What is the opposite of cap rate compression?
The opposite of cap rate compression is cap rate expansion, or cap rate “growth”. Cap rate expansion occurs when multiples are shrinking and yields are growing.
Cap rate expansion can occur for several reasons.
For example, there may be a perception in the market that an asset class has become ‘”riskier” for whatever reason. A good example of this is what happened to hospitality assets during the height of COVID. Given widespread travel restrictions, many hotel properties traded at higher cap rates given the unknowns associated with the future of the industry. Cap rate growth often occurs whenever there is a loss of faith in a particular market or asset type.

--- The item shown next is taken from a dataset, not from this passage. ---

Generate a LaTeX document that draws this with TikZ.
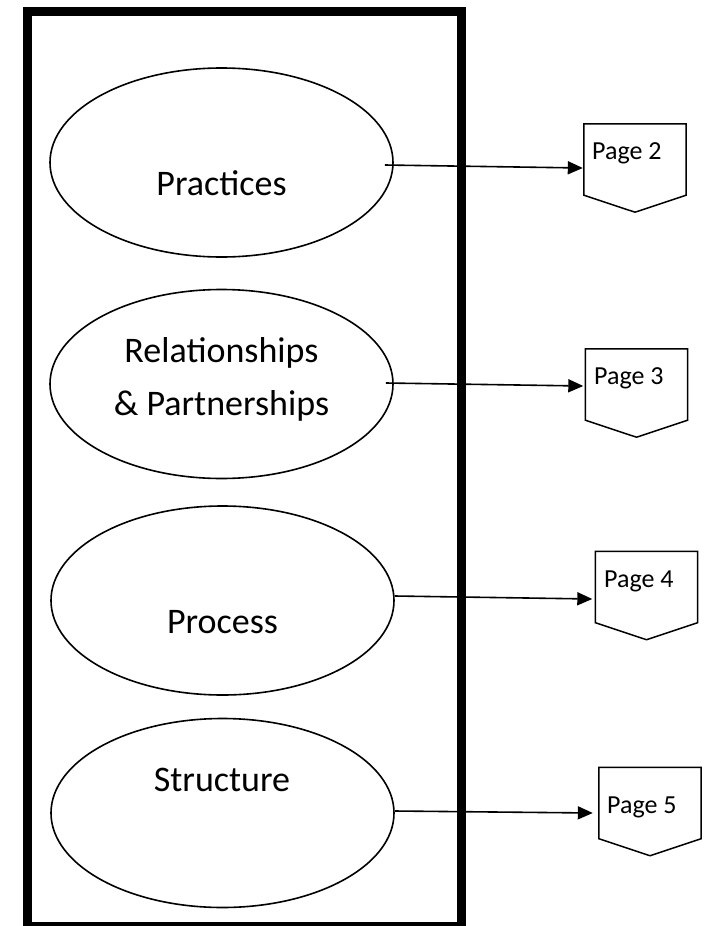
\documentclass[tikz,border=0pt]{standalone}
\usepackage{fontspec}
\setmainfont{Carlito}
\usetikzlibrary{arrows.meta,calc,shapes.geometric}
\begin{document}
\begin{tikzpicture}[x=1pt,y=1pt,
  oval/.style={draw=black,line width=1.6pt,ellipse,minimum width=343pt,minimum height=189pt,inner sep=0pt},
  bigtext/.style={inner sep=0pt,anchor=base,font=\fontsize{36}{43}\selectfont},
  pagebox/.style={rectangle,minimum width=102pt,minimum height=71pt,inner sep=0pt},
  pagetext/.style={inner sep=0pt,anchor=base west,font=\fontsize{26}{31}\selectfont},
  conn/.style={line width=1.6pt,-{Triangle[length=15pt,width=13pt]}},
  frame/.style={line width=9pt}]
\useasboundingbox (0,0) rectangle (704,-926);
% outer frame
\draw[frame] (27.5,-11) rectangle (461.5,-926.5);
% ellipses
\node[oval] (e1) at (221.5,-162.5) {};
\node[oval] (e2) at (221.5,-384) {};
\node[oval] (e3) at (222.5,-600.5) {};
\node[oval] (e4) at (222.5,-813) {};
% ellipse texts
\node[bigtext] (t1) at (221.5,-195) {Practices};
\node[bigtext] (t2a) at (221.5,-362) {Relationships};
\node[bigtext] (t2b) at (221.5,-415) {\& Partnerships};
\node[bigtext] (t3) at (222.5,-633) {Process};
\node[bigtext] (t4) at (222,-791) {Structure};
% page boxes
\node[pagebox] (p2) at (635,-159.5) {};
\node[pagebox] (p3) at (636.5,-384.5) {};
\node[pagebox] (p4) at (646.5,-587) {};
\node[pagebox] (p5) at (650,-803) {};
\foreach \p in {p2,p3,p4,p5}{
  \draw[line width=1.5pt,line join=miter] (\p.south west) -- (\p.north west) -- (\p.north east) -- (\p.south east) -- ($(\p.south)+(0,-17)$) -- cycle;
}
\node[pagetext] (l2) at (592,-159) {Page 2};
\node[pagetext] (l3) at (594,-384) {Page 3};
\node[pagetext] (l4) at (604,-587) {Page 4};
\node[pagetext] (l5) at (607,-813) {Page 5};
% connectors
\draw[conn] ([shift={(-9,-2.5)}]e1.east) -- ([shift={(-1,-8.5)}]p2.west);
\draw[conn] ([shift={(-8,1)}]e2.east) -- ([shift={(-2,-1.5)}]p3.west);
\draw[conn] ([shift={(0,4.5)}]e3.east) -- ([shift={(-3,-12)}]p4.west);
\draw[conn] ([shift={(0,2)}]e4.east) -- ([shift={(-6,-10)}]p5.west);
\end{tikzpicture}
\end{document}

Cap rate expansion can also occur in a credit constrained environment. As interest rates rise, it becomes more expensive to finance commercial real estate. An uptick in financing costs can influence what someone is willing to pay for an asset and therefore, can adversely impact cap rates. In fact, interest rates and cap rates are two of the most closely correlated metrics in the commercial real estate industry.
Cap rate expansion can also happen at the building-level. For example, two office buildings located in the same market might trade for two significantly different cap rates. This is often a result of the physical building condition, operational performance and/or tenant profile.
What is a good cap rate?
Defining a “good” cap rate is largely dependent upon the market and property type.
For example, a fully stabilized multifamily apartment building located in a core, growing market like Tampa Bay, Florida may trade at a cap rate as low as 3 or 4 percent. That represents a significant delta between the cap rates office buildings trade for in the same market, which are currently closer to 5 or 6 percent. The cap rate differential between residential and office buildings in the same market shows that asset type has a major bearing on how investors look at any particular investment. It signals that investors are more bullish on the long-term success of multifamily projects in these markets than office projects in the same area for any variety of reasons.
Geography also influences what should be considered a “good” cap rate. For example, pre-Covid, it was common for office buildings in Manhattan to trade for 4 percent cap rates. In Florida, the top office buildings were trading for 6 or 7 percent cap rates. At the time, Manhattan office buildings were seen as “safer” investments than those in other urban areas.
There are many other factors that can influence cap rates, including the tenant profile. An office building leased to a highly-rated tenant on a long-term lease will generally trade for a lower cap rate than a building leased to tenants with a weaker credit profile.
Conclusion
There is a lot for investors to consider when using cap rates to evaluate a property. Specifically, they should be looking into what is driving the property’s cap rate, whether there is room to increase yields based on what they know about the property’s condition, and how shifting market dynamics will influence cap rates in both the short- and long-term.
Moreover, an investor will want to consider their own risk tolerance. Purchasing a property at a lower cap rate might be a better option for a risk-adverse investor compared to one being sold at a higher cap rate in but need of more extensive physical or operational improvements prior to stabilization.
For several years now, cap rates have been on the decline. However, with talk of interest rates rising, there is reason for investors to expect cap rate compression to slow – if not reverse itself – in the months and years to come. Cap rate compression is something that Appelman Properties’ watches closely, as should anyone considering a commercial real estate investment.